Pese a todos nuestros ideales y propósitos, este proyecto de 
vida que estamos tratando de vivir durante estos años no ha sido 
fácil de llevar a cabo. No es un proyecto estático, iniciado y 
conseguido, no; es más bien un caminar diario que se desarrolla en 
la medida en que también lo hace nuestro crecimiento y el de 
nuestros hijos, ahora viviendo a nuestro lado. y mañana en el hogar 
y el puesto que Dios haya pensado para ellos. Esto ha hecho que, 
una y otra vez, nosotros hayamos tenido y tengamos que ir 
modificando de forma permanente, a lo largo de nuestra vida, aquel 
proyecto inicial que hiciéramos, pues, aunque hemos conseguido 
alcanzar varias de las metas que nos habíamos propuesto, aún nos 
quedan otras cuyo camino nos cuesta superar y para las que es 
necesario que sigamos renunciando a parte del yo y del nosotros 
como pareja. Con todo, nuestros sentimientos más fuertes son de 
ilusión y esperanza por el papel que Dios nos ha confiado y la 
importancia que nos da en el plan de vida de nuestros hijos, lo que 
no sólo nos hace ser más felices, sino que nos ayuda a tratar de 
hacer más felices a todos los que nos rodean, tanto en nuestro 
hogar, con ellos, como en los entornos donde nos desenvolvemos: 
vecindad, parroquia, trabajo, movimiento.

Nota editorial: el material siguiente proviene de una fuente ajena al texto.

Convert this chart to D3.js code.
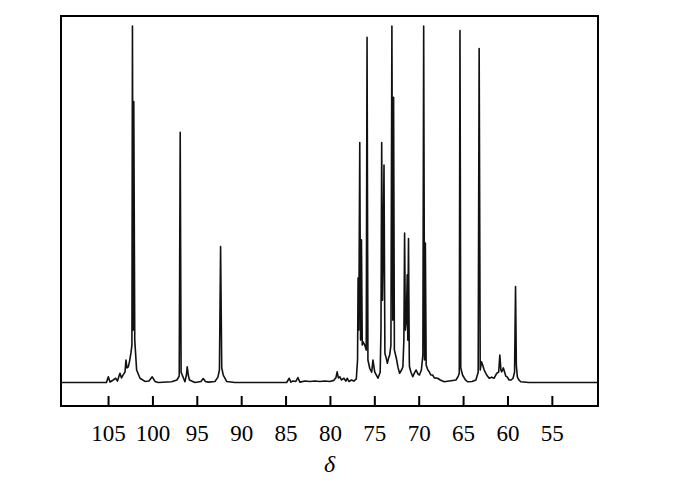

Como conclusión de este proyecto de vida, que hace más de 
veinticinco años comenzamos con un noviazgo y que ahora 
proseguimos con retoques continuos que nos permiten 
encaminarnos a la meta final, podemos decir que, aunque en alerta 
permanente, cual timonel en un barco, nuestro matrimonio es UNA 
AVENTURA QUE MERECE LA PENA VIVIRSE.